Sustainable Forestry SCIO is supporting scientific research connected to the establishment of new native woodland. Funding is available for biodiversity and carbon related research and other collaborative studies which enhance the charities objects. The research can take a long term view employing a range of scientific techniques and expertise.
There are two grants programmes:
This is an annual programme where grants up to £10k are given towards projects or research in Scotland which:
- Measure woodland biodiversity changes in new native woods.
- Explore and measure the contribution of native woodland to carbon sequestration.
- Explore and measure the benefits of the expansion of native woodland to society.
- Raise awareness of the contribution of native woodland to sustainable development.
- Increase understanding of the contribution of native woodland to carbon mitigation and adaptation to climate change.

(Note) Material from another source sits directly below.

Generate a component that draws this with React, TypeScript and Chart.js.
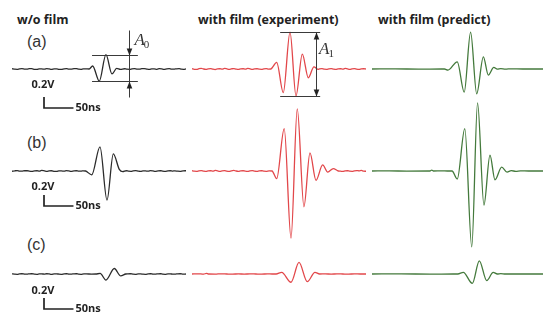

- Raise awareness of the contribution which sustainable management of native woods can make to environmental improvement, conservation of the natural heritage or the economic vitality of communities.
- Encourage communication and collaboration among parties interested in achieving the any of the above.
At the 14 Scottish Forest Alliance (SFA) forest sites, a methodology for measuring biodiversity and carbon changes has been developed. Long-term monitoring and recording is taking place over a 200 year period, creating a unique dataset. Surveys are conducted every 10 years and the baseline survey and phase 1 survey have been completed. The phase 2 survey is due to take place in 2025. This involves:
- monitoring and recording the emerging forest ecosystems as the new native woodlands develop, contributing to wider scientific understanding of biodiversity; and
- monitoring and calculating the ability of these new forests to absorb carbon from the atmosphere - the process known as 'carbon sequestration'.
To maintain the integrity of the data the methodologies used should be compatible for every survey in order that results can be compared. Both areas of study are vital in informing current debates about how best to respond to climate change, specifically in relation to climate change mitigation and adaptation.